Das Wort fallen enthüllt die außerordentliche Tragweite des Freudschen Denkens für die deutsche Sprache. In der Tat verrät sich das Unbewußte immer durch jähe Einbrüche, irruptions, was übrigens eine gute Übersetzung für Einfälle wäre, durch Dinge, die einem unvermittelt einfallen oder aus dem Gesprächsthema herausfallen. Vielleicht war das gesamte Werk Freuds auch eine beharrliche Variation über das Wort fallen. Die berühmten Fehlleistungen (actes manqués), die einen so großen Raum bei Freud einnehmen, sind etwas, das man bemerkt, das unvermutet in einem Gespräch auftaucht: Sie fallen auf; sie fallen ins Auge, man bemerkt sie, auch wenn es nur zufällige Zwischenfälle sind – der Zufall fällt auf; man registriert den Zufall ebenso wie das, was einem da unvermutet vor die Füße fällt – zufällt –, und das, was eigentlich nicht vorfallen sollte, was einem daher auffällt. Der Zufall geht über den alltäglichen Fall hinaus; es ist, als wäre die Aufmerksamkeit Freuds gegen seinen Willen von den »Zufällen« der Sprache angezogen worden, die über sie mehr sagen als notwendig. Übrigens ist es merkwürdig, daß dieses Wort Zufall wahrscheinlich vom lateinischen accidens kommt, dessen genaue Übersetzung es ist; über die Sprache der Mystiker ist es dann ins Deutsche gelangt.

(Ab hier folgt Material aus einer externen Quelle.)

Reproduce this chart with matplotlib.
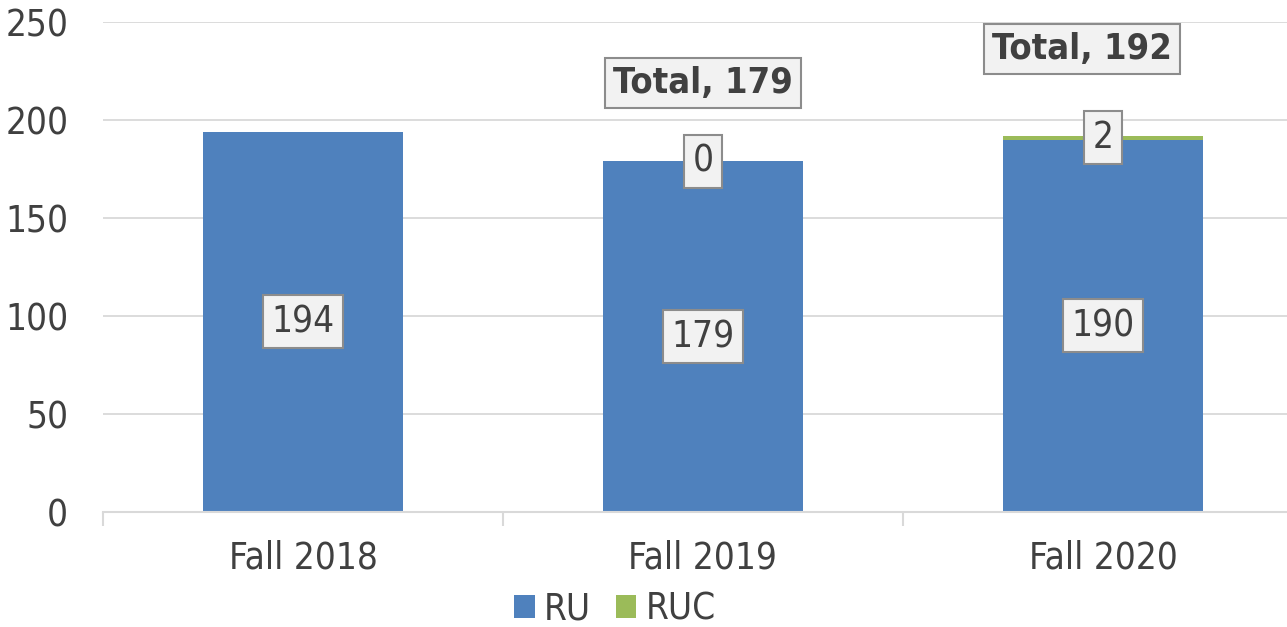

Einer der wesentlichen Unterschiede zwischen den beiden Sprachen ist hier mit Händen zu greifen: die Erkennbarkeit der Etymologien. Wer nicht Latein gelernt hat, kann die Natur des Wortes accidens nicht erkennen, das im Französischen übrigens nicht nur den Zufall (hasard), sondern auch den Unfall (accident) bezeichnet. Es scheint fast, als entziehe sich das Französische der Selbstbefragung, die im Deutschen jederzeit möglich ist, dem analytischen Blick.

Die interessantesten Dinge lassen sich bekanntlich meist dort finden, wo etwas weggeworfen wird, in den Brosamen, die bei Tisch anfallen: im Abfall, der sich ablöst und zu Boden fällt. Im Herbst fallen die Blätter ab, sagt man.